The key contributions are:
Formalizing the process of "thinking" and "reasoning" with a language model as a POMDP, where the language model's own reflections about the value of a state are used as a search heuristic.
Leveraging the online POMCP solver, PoT demonstrates superior success rate of 89.4% on the Game of 24 task compared to existing approaches, while also offering better anytime performance characteristics.
The PoT approach works as follows:
The problem is represented as a POMDP with states S = S × U, where s ∈ S are the sub-steps of the decomposed problem and u ∈ U represent the unobservable, true underlying value being estimated.
The actions A = {continue, rollback, think} allow the agent to expand the current branch, backtrack, or generate a new thought.
The observations O ∈ S × U are the language model's judgments about the value of a given state, obtained by asking the model to rate the state as "sure", "likely", or "impossible".

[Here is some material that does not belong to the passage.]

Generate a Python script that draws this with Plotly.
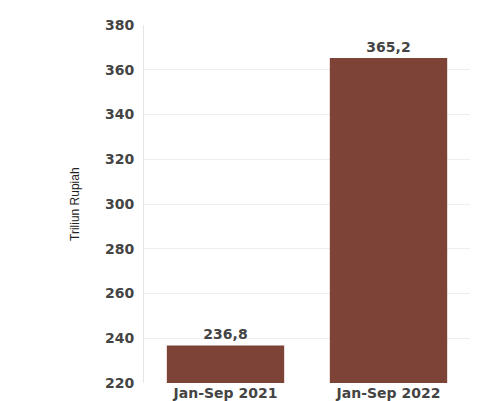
import plotly.graph_objects as go

categories = ["Jan-Sep 2021", "Jan-Sep 2022"]
values = [236.8, 365.2]
labels = ["236,8", "365,2"]
y_ticks = [220, 240, 260, 280, 300, 320, 340, 360, 380]

FONT = "DejaVu Sans, Verdana, sans-serif"
TXT = "#444444"

fig = go.Figure(go.Bar(
    x=categories, y=values, text=labels, textposition="outside",
    marker=dict(color="#7E4337", line=dict(width=0)),
    textfont=dict(family=FONT, size=14, color=TXT, weight="bold"),
    cliponaxis=False,
))
fig.update_layout(
    width=502, height=401,
    margin=dict(l=144, r=32, t=25, b=18),
    paper_bgcolor="white", plot_bgcolor="white",
    bargap=0.28, showlegend=False,
    font=dict(family=FONT, size=14, color=TXT),
)
fig.update_yaxes(range=[220, 380], tickvals=y_ticks, showgrid=True, gridcolor="#EEEEEE",
                 zeroline=False, showline=True, linecolor="#E6E6E6", linewidth=1,
                 ticks="", ticklabelstandoff=6, automargin=False,
                 tickfont=dict(family=FONT, size=14, color=TXT, weight="bold"))
fig.update_xaxes(showline=False, ticks="", automargin=False,
                 tickfont=dict(family=FONT, size=14, color=TXT, weight="bold"))
fig.add_annotation(text="Triliun Rupiah", textangle=-90, xref="paper", x=(75 - 144) / 326,
                   xanchor="center", yref="paper", y=0.5, showarrow=False,
                   font=dict(family="Liberation Sans Narrow, Liberation Sans", size=12, color="#222222"))
fig.write_html("out.html")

The transition function T and reward function R are defined based on the problem structure and language model evaluations.
By solving this POMDP using the anytime POMCP solver, PoT is able to dynamically explore the most promising paths while maintaining strong anytime performance, outperforming previous approaches like ToT and Chain-of-Thought on the Game of 24 task.
The authors also demonstrate a hybrid language modeling approach, using GPT-3.5-Turbo-Instruct for thought generation and GPT-4-Turbo for evaluation, which allows for more efficient problem solving.
Stats
The Game of 24 task involves combining four numbers using basic arithmetic operations to reach a target value of 24.
The dataset used is the same as the one curated by Yao et al. for the ToT approach, scraped from 4nums.com and sorted by difficulty.
Quotes
"By combining explicit planning and LM reasoning, this approach achieved state-of-the-art results on the Game of 24 and other difficult natural-language tasks such as a crossword."
"Importantly, the anytime property of the approach presented here indicates that PoT can scale its solution time dynamically to the number of 'thoughts' required for each problem as shown by the AUC value of 81.4% of our approach using time as a threshold, while ToT will take a fix-time approach to generate and evaluate an entire tree regardless of solution complexity."